The mobile phone is likely to be this year's Gameboy, repeating the Christmas 1992 success of the children's personal computer game as the universal present. The industry is expected to lay out about pounds 80m in its bid to attract more than 300,000 new users by Christmas. Nokia, Orange and Mercury One-2- One will all be on air advertising their wares, as will Samsung Electronics, which is launching a range of handsets it hopes will help to capture 20 per cent of the market. Its pounds 3m television advertising campaign, 'Sweet talking guy', pitched at 18- to 24-year-old men, breaks at the end of this month.

Mobile phones are no longer the strict preserve of irritating businessmen in restaurants or on trains, the manufacturers will be telling consumers, but an everyday essential.
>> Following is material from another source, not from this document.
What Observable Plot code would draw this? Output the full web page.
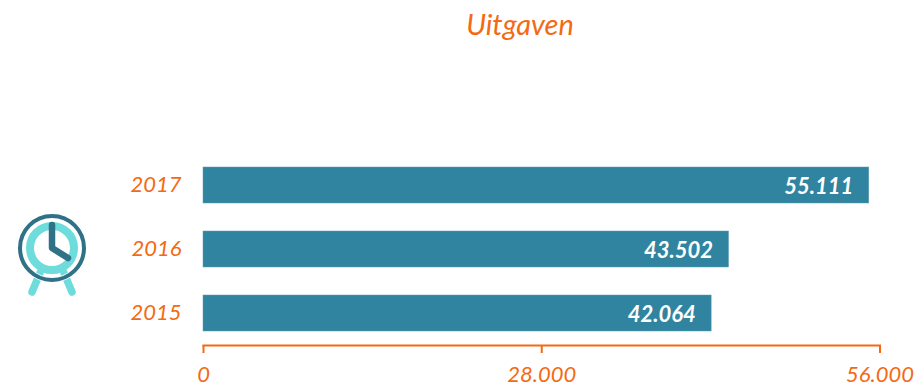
<!DOCTYPE html>
<html><head><meta charset="utf-8">
<script src="https://cdn.jsdelivr.net/npm/d3@7"></script>
<script src="https://cdn.jsdelivr.net/npm/@observablehq/plot@0.6"></script>
<style>
html,body{margin:0;padding:0;background:#fff}
#wrap{position:relative;width:915px;height:387px;overflow:hidden;font-family:Lato,sans-serif}
#title{position:absolute;left:0;top:6px;width:1040px;text-align:center;color:#f46a12;font:italic 29px Lato,sans-serif}
#icon{position:absolute;left:0;top:200px}
</style></head><body>
<div id="wrap">
<div id="title">Uitgaven</div>
<svg id="icon" width="100" height="110" viewBox="0 200 100 110" fill="none" stroke-linecap="round">
  <path d="M40 273L32 292M64 273L72 292" stroke="#6fdcdc" stroke-width="7.5"/>
  <circle cx="52" cy="248" r="22" stroke="#6fdcdc" stroke-width="8"/>
  <circle cx="52" cy="248" r="32" fill="none" stroke="#fff" stroke-width="5.5"/>
  <circle cx="52" cy="248" r="32" stroke="#2f7186" stroke-width="4"/>
  <path d="M52 225V248L68 258" stroke="#2f7186" stroke-width="6.5" stroke-linejoin="round"/>
</svg>
</div>
<script>
const years = ["2017", "2016", "2015"];
const values = [55111, 43502, 42064];
const xTicks = [0, 28000, 56000];
const orange = "#f46a12", teal = "#31849f";
const fmt = d => d3.format(",")(d).replace(/,/g, ".");
const rows = years.map((y, i) => ({year: y, value: values[i]}));

const plot = Plot.plot({
  width: 915, height: 387,
  marginLeft: 203, marginRight: 35.5, marginTop: 153, marginBottom: 42,
  style: {fontFamily: "Lato, sans-serif", background: "transparent"},
  x: {domain: [0, 56000], axis: null},
  y: {domain: years, paddingInner: 0.4375, paddingOuter: 0.21875, axis: null},
  marks: [
    Plot.barX(rows, {y: "year", x: "value", fill: teal, stroke: "#5a9db3", strokeWidth: 0.5}),
    Plot.text(rows, {y: "year", x: "value", text: d => fmt(d.value), textAnchor: "end", dx: -16, dy: 1,
      fill: "white", fontSize: 22, fontWeight: "bold", fontStyle: "italic"}),
    Plot.axisY({tickSize: 0, tickPadding: 22, dy: -1, fontSize: 22, fontStyle: "italic", color: orange, label: null}),
    Plot.frame({anchor: "bottom", stroke: orange, strokeWidth: 2}),
    Plot.axisX({ticks: xTicks, tickSize: 8, tickPadding: 13, tickFormat: fmt, fontSize: 22, fontStyle: "italic",
      color: orange, stroke: orange, strokeWidth: 2, label: null})
  ]
});
document.getElementById("wrap").prepend(plot);
</script>
</body></html>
According to Bill Barker, of the advertising agency J Walter Thompson, the dominance of phone advertising is the most striking aspect of an otherwise fragmented pre-Christmas television airtime market. 'Telecommunications is looking very big. A lot of people are talking about a telecom war.'

The Dixons Group expects mobile phones to be its number three best-seller this Christmas behind portable audio equipment and, in first place, multi-media personal computers. Colin Glass, managing director of PC World, Dixons' computer arm, forecasts that six out of every 10 PC sales this Christmas will be multi-media (a multi-media PC supposedly offers CD sound and video- quality clips on screen).

To mark the beginning in what is sure to be a revolution in schooling, Dorling Kindersley, publishers, launched last week a new 'edutainment' CD-Rom series which will provide video, animation, audio, sound effects, text and colour graphics. With the new generation of encyclopaedias, for example, a child can click on an item and hear it speak or see it move.

As with mobile phones, the growth will be in part driven by more accessible prices. A multi- media PC now weighs in at around pounds 1,200, compared with pounds 1,800 a year ago and around pounds 1,000 for a conventional PC. Furthermore, existing PC owners will be able to upgrade their equipment with a package costing only around pounds 250.

And like mobile phones, the target will again be the consumer rather than business. PCs are currently used by just 9 per cent of families with school-age children. Within three years, Mr Glass expects that figure to reach between 65 and 70 per cent.

'It's really concerned parents realising that for their children to have a decent career, they have to be PC-literate. It's a bit like the calculator five or 10 years ago.'

But electronics are not all. The soaring American success of Walt Disney's latest box office record breaker, The Lion King, certain to be repeated here, will see its images appearing on a range of commercial spin-offs, from cuddly toys and pencil cases to fast food and computer games. According to Helen Jones, associate editor of Marketing Week: 'It's going to be everywhere.'

The Lion King, a cartoon feature film crossing the scenes of The Jungle Book with the plot of Hamlet, premiered in Britain last Thursday. It has taken a record dollars 250m ( pounds 161m) at the US box-office.

The merchandising jamboree that is as integral a part of a film these days will ensure that the title, if nothing else, hangs around longer than the turkey left-overs.

W H Smith is also looking to Disney for its Christmas best- seller with the video release next month of Snow White, and it is counting on Dick Francis's latest novel, Wild Horses, to do well, along with Ian Botham's autobiography.

('Botham,' says a spokesman for the chain, 'will be this year's Alan Clark'.)

There are only 75 shopping days to go. Don't say you weren't warned.